Minimising risk has to be achieved at various levels:
(a) Investing the appropriate quantum of money (based on one’s goals) in different asset classes: Most popular asset classes would be fixed income, equity, gold, and real estate. Gold is a hedge against inflation, real estate has long cycles, is largely indivisible and may not be liquid for months or years at a stretch. Fixed income assets offer returns similar to inflation and are relatively low in volatility. Equities beat inflation over long term, but are could be volatile over medium to a short period of time.
Investors need to to know the tenure of the goal, along with their risk capacity, risk tolerance and the required risk.
The tenure of goals could be short term (less than two years), medium term (between two to seven years and long term (in excess of seven years). For short-term goals, liquid, ultra-short-term and short-term MFs, short-term FDs and savings account would make sense. For medium-term goals, options such as three to five years FDs, corporate bond, income and banking and PSU based MFs are relevant. For long-term goals, direct stocks, diversified equity MFs or portfolio management services could be pertinent.
Risk capacity is the ability to take risk-can you afford to take it? Risk tolerance refers to the willingness to take risk – are you mentally prepared to bear the risk? Required risk refers to the necessity of taking the risk. Taking a risk at times can be imperative to achieving one’s goals.

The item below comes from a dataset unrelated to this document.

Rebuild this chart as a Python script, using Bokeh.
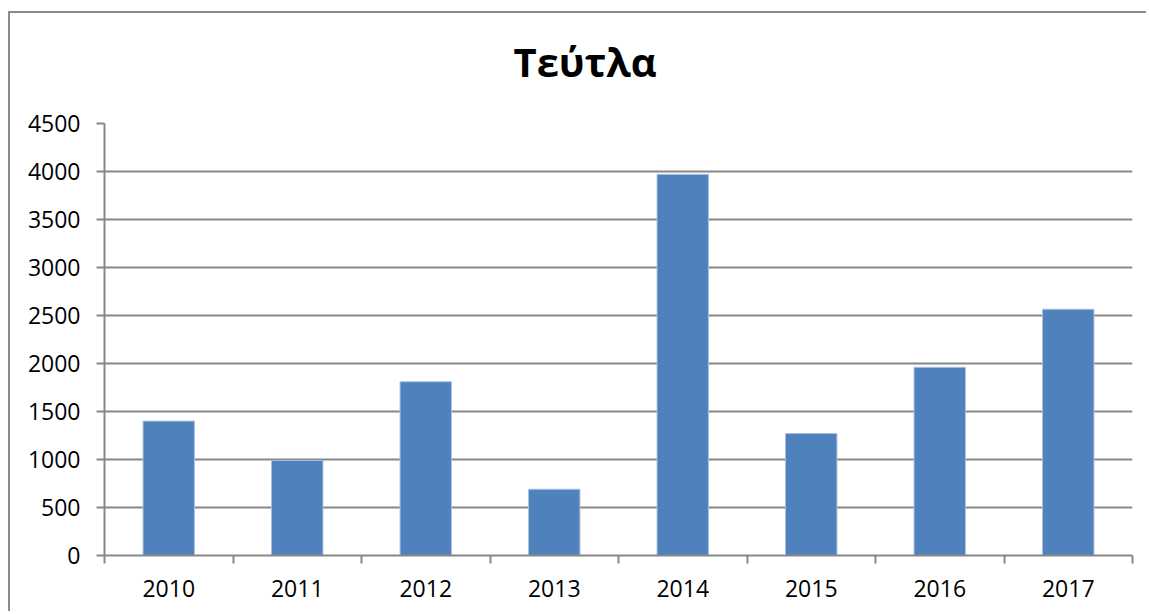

(b) Spreading money in each asset class, around various fund managers, offers different flavours of fund management, depending on the manager(s) interpretations, reading of what lies ahead, securities selection, their proportion in a portfolio and various times, points and extent of entry/exit.
(c) Investing across assets refers to the investment basket being government securities, central government bonds, state government bonds, corporate bonds, PSU bonds, treasury bills, etc, for fixed-income assets and could mean large-cap, mid-cap, multi-cap, small-cap (or a combination of these), thematic or sector specific funds/ portfolio for equities.

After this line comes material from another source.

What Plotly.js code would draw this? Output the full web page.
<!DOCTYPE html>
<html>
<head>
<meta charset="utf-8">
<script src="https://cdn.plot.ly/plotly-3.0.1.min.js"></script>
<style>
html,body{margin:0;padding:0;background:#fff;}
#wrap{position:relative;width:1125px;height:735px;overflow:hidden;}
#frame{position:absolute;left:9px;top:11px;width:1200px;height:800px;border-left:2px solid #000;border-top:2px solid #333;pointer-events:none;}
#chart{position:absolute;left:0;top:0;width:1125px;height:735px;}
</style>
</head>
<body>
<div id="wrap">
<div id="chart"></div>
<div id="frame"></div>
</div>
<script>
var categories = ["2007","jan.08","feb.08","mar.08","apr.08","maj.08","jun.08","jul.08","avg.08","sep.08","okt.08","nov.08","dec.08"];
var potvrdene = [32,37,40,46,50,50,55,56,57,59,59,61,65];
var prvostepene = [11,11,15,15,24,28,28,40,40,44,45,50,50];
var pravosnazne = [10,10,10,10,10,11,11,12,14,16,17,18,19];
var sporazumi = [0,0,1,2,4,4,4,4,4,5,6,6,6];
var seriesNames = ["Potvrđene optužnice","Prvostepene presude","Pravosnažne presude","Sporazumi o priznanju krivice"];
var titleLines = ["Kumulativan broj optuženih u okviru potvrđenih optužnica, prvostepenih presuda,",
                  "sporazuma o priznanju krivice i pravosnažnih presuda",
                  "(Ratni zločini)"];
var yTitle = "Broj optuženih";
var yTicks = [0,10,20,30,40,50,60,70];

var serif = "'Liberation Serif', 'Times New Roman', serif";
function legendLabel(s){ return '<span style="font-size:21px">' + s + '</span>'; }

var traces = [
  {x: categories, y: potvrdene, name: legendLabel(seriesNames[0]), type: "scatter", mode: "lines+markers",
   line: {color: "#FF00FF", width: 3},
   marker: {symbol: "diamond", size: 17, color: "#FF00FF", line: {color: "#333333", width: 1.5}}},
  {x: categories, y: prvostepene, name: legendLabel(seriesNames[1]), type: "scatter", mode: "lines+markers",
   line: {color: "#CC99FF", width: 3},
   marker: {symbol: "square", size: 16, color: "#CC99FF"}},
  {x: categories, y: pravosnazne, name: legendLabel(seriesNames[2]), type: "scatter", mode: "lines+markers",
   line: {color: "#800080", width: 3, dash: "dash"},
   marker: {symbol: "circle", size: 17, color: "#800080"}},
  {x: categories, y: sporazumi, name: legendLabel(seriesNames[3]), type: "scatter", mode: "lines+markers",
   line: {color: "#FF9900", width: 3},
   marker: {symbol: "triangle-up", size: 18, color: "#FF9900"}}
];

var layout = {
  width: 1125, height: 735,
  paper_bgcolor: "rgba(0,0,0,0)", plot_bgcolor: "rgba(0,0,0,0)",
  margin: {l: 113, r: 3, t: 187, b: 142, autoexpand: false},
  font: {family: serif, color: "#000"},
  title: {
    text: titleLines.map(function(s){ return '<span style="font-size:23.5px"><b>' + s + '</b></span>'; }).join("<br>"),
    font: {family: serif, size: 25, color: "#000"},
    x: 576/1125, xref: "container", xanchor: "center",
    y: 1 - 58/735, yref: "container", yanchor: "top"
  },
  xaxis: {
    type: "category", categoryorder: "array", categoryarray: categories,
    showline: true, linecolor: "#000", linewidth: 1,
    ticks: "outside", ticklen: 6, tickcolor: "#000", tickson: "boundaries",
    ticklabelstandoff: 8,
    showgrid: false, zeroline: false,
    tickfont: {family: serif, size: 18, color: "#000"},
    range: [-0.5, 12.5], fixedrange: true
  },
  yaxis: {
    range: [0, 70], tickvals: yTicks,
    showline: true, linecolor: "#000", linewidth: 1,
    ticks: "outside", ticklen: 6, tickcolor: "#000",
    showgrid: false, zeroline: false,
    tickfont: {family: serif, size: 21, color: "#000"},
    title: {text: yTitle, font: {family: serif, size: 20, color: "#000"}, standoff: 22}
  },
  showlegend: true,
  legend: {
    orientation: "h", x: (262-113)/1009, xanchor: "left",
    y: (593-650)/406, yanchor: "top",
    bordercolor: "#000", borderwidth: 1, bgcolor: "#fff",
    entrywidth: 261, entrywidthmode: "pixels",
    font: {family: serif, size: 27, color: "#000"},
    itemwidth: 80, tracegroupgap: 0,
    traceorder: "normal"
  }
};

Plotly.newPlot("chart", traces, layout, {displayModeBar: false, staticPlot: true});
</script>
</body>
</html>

(d) Investing as per different styles of investing would mean low risk (liquid securities or FDs), medium risk (corporate bonds), high risk like dynamic bond funds, credit risk funds, government security funds or non-convertible debentures of poorly rated issuers, for fixed income products. For equity it would refer to value (undervalued and sustainable story ahead), growth (fairly valued with a sustainable growth ahead), blend (combination of growth and value) or contrarian (purchasing and selling in contrast to the prevailing sentiment of the time). Active or passive would depend upon whether holdings are following an index or the portfolio is being actively chosen and built.
(e) Investing across various points of time would apply to volatile asset classes like equity or fixed-income assets like credit risk and government securities. The attempt is towards containing volatility by averaging out points of entry. This can be done through investing systematically or switching between volatile and non-volatile asset classes, regularly.